>> Start
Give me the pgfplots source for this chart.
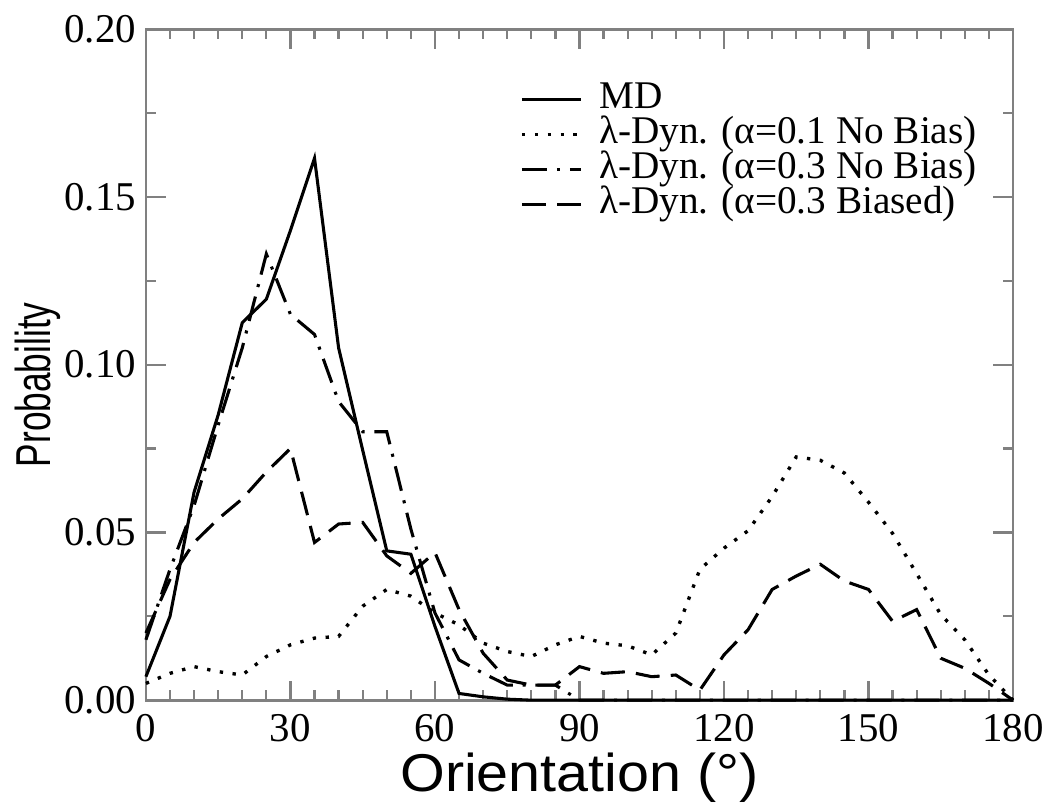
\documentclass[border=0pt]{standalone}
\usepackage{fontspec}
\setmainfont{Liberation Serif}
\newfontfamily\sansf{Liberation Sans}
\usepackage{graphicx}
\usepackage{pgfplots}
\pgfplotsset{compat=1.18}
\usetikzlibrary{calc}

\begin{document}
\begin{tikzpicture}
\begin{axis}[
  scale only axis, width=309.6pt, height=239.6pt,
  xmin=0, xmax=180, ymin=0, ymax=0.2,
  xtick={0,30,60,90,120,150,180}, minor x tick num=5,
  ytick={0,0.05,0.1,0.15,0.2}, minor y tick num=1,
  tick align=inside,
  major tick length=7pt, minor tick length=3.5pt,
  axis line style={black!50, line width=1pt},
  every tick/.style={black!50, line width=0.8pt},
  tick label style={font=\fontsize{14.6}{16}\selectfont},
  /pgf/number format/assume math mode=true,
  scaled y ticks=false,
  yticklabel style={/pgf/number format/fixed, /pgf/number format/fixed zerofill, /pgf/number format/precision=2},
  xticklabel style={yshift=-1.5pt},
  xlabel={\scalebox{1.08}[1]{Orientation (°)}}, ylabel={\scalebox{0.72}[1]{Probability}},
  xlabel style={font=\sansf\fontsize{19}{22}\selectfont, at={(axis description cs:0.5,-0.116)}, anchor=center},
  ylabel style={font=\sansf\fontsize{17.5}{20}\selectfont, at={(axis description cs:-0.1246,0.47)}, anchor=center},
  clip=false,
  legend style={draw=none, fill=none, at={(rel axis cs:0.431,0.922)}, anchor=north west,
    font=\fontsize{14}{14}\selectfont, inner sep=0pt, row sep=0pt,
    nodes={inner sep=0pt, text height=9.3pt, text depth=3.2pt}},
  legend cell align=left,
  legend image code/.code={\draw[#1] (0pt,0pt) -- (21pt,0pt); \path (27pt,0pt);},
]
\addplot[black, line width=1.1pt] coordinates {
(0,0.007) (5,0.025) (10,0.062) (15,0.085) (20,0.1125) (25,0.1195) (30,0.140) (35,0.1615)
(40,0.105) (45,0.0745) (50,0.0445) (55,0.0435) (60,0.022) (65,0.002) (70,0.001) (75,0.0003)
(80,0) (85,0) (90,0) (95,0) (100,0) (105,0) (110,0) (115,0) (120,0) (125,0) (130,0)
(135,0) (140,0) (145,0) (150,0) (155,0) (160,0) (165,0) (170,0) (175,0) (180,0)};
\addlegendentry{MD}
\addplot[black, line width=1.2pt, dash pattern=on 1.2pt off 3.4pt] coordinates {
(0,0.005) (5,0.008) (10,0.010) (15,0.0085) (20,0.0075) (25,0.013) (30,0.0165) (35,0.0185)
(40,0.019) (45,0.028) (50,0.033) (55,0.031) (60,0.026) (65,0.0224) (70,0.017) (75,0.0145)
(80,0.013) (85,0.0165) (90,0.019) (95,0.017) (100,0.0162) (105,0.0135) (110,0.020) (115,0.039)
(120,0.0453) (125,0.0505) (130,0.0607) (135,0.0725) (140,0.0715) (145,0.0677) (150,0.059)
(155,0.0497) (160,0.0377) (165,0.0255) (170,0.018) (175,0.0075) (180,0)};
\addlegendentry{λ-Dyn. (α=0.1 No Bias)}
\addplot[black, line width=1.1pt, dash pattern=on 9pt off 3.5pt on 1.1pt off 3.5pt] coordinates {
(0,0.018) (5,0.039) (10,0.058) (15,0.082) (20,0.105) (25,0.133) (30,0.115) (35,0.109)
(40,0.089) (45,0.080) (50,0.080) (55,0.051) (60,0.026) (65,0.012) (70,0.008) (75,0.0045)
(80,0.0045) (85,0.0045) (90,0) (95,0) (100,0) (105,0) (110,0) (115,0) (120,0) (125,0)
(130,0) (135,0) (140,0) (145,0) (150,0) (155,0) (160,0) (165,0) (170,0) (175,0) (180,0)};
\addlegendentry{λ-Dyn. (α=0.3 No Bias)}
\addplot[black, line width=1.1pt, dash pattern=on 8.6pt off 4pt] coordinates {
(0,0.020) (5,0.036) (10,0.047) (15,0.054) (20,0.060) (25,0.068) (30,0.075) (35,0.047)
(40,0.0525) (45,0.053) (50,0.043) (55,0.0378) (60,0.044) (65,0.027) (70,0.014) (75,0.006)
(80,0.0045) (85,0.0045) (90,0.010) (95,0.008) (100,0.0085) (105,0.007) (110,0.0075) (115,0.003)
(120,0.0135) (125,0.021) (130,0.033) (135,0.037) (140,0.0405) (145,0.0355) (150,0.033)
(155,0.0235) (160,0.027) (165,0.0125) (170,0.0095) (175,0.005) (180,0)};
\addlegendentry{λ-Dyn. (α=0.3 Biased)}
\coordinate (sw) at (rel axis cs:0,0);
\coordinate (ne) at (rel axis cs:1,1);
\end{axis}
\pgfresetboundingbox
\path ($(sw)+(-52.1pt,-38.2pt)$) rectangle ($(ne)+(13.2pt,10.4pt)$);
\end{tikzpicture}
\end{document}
>> End
## [TASK GOAL]
Your copy of the data should match it exactly, except that pictures are left out.

## [TASK ANSWER]
Give me the pgfplots source for this chart.
\documentclass[border=0pt]{standalone}
\usepackage{fontspec}
\setmainfont{Liberation Serif}
\newfontfamily\sansf{Liberation Sans}
\usepackage{graphicx}
\usepackage{pgfplots}
\pgfplotsset{compat=1.18}
\usetikzlibrary{calc}

\begin{document}
\begin{tikzpicture}
\begin{axis}[
  scale only axis, width=309.6pt, height=239.6pt,
  xmin=0, xmax=180, ymin=0, ymax=0.2,
  xtick={0,30,60,90,120,150,180}, minor x tick num=5,
  ytick={0,0.05,0.1,0.15,0.2}, minor y tick num=1,
  tick align=inside,
  major tick length=7pt, minor tick length=3.5pt,
  axis line style={black!50, line width=1pt},
  every tick/.style={black!50, line width=0.8pt},
  tick label style={font=\fontsize{14.6}{16}\selectfont},
  /pgf/number format/assume math mode=true,
  scaled y ticks=false,
  yticklabel style={/pgf/number format/fixed, /pgf/number format/fixed zerofill, /pgf/number format/precision=2},
  xticklabel style={yshift=-1.5pt},
  xlabel={\scalebox{1.08}[1]{Orientation (°)}}, ylabel={\scalebox{0.72}[1]{Probability}},
  xlabel style={font=\sansf\fontsize{19}{22}\selectfont, at={(axis description cs:0.5,-0.116)}, anchor=center},
  ylabel style={font=\sansf\fontsize{17.5}{20}\selectfont, at={(axis description cs:-0.1246,0.47)}, anchor=center},
  clip=false,
  legend style={draw=none, fill=none, at={(rel axis cs:0.431,0.922)}, anchor=north west,
    font=\fontsize{14}{14}\selectfont, inner sep=0pt, row sep=0pt,
    nodes={inner sep=0pt, text height=9.3pt, text depth=3.2pt}},
  legend cell align=left,
  legend image code/.code={\draw[#1] (0pt,0pt) -- (21pt,0pt); \path (27pt,0pt);},
]
\addplot[black, line width=1.1pt] coordinates {
(0,0.007) (5,0.025) (10,0.062) (15,0.085) (20,0.1125) (25,0.1195) (30,0.140) (35,0.1615)
(40,0.105) (45,0.0745) (50,0.0445) (55,0.0435) (60,0.022) (65,0.002) (70,0.001) (75,0.0003)
(80,0) (85,0) (90,0) (95,0) (100,0) (105,0) (110,0) (115,0) (120,0) (125,0) (130,0)
(135,0) (140,0) (145,0) (150,0) (155,0) (160,0) (165,0) (170,0) (175,0) (180,0)};
\addlegendentry{MD}
\addplot[black, line width=1.2pt, dash pattern=on 1.2pt off 3.4pt] coordinates {
(0,0.005) (5,0.008) (10,0.010) (15,0.0085) (20,0.0075) (25,0.013) (30,0.0165) (35,0.0185)
(40,0.019) (45,0.028) (50,0.033) (55,0.031) (60,0.026) (65,0.0224) (70,0.017) (75,0.0145)
(80,0.013) (85,0.0165) (90,0.019) (95,0.017) (100,0.0162) (105,0.0135) (110,0.020) (115,0.039)
(120,0.0453) (125,0.0505) (130,0.0607) (135,0.0725) (140,0.0715) (145,0.0677) (150,0.059)
(155,0.0497) (160,0.0377) (165,0.0255) (170,0.018) (175,0.0075) (180,0)};
\addlegendentry{λ-Dyn. (α=0.1 No Bias)}
\addplot[black, line width=1.1pt, dash pattern=on 9pt off 3.5pt on 1.1pt off 3.5pt] coordinates {
(0,0.018) (5,0.039) (10,0.058) (15,0.082) (20,0.105) (25,0.133) (30,0.115) (35,0.109)
(40,0.089) (45,0.080) (50,0.080) (55,0.051) (60,0.026) (65,0.012) (70,0.008) (75,0.0045)
(80,0.0045) (85,0.0045) (90,0) (95,0) (100,0) (105,0) (110,0) (115,0) (120,0) (125,0)
(130,0) (135,0) (140,0) (145,0) (150,0) (155,0) (160,0) (165,0) (170,0) (175,0) (180,0)};
\addlegendentry{λ-Dyn. (α=0.3 No Bias)}
\addplot[black, line width=1.1pt, dash pattern=on 8.6pt off 4pt] coordinates {
(0,0.020) (5,0.036) (10,0.047) (15,0.054) (20,0.060) (25,0.068) (30,0.075) (35,0.047)
(40,0.0525) (45,0.053) (50,0.043) (55,0.0378) (60,0.044) (65,0.027) (70,0.014) (75,0.006)
(80,0.0045) (85,0.0045) (90,0.010) (95,0.008) (100,0.0085) (105,0.007) (110,0.0075) (115,0.003)
(120,0.0135) (125,0.021) (130,0.033) (135,0.037) (140,0.0405) (145,0.0355) (150,0.033)
(155,0.0235) (160,0.027) (165,0.0125) (170,0.0095) (175,0.005) (180,0)};
\addlegendentry{λ-Dyn. (α=0.3 Biased)}
\coordinate (sw) at (rel axis cs:0,0);
\coordinate (ne) at (rel axis cs:1,1);
\end{axis}
\pgfresetboundingbox
\path ($(sw)+(-52.1pt,-38.2pt)$) rectangle ($(ne)+(13.2pt,10.4pt)$);
\end{tikzpicture}
\end{document}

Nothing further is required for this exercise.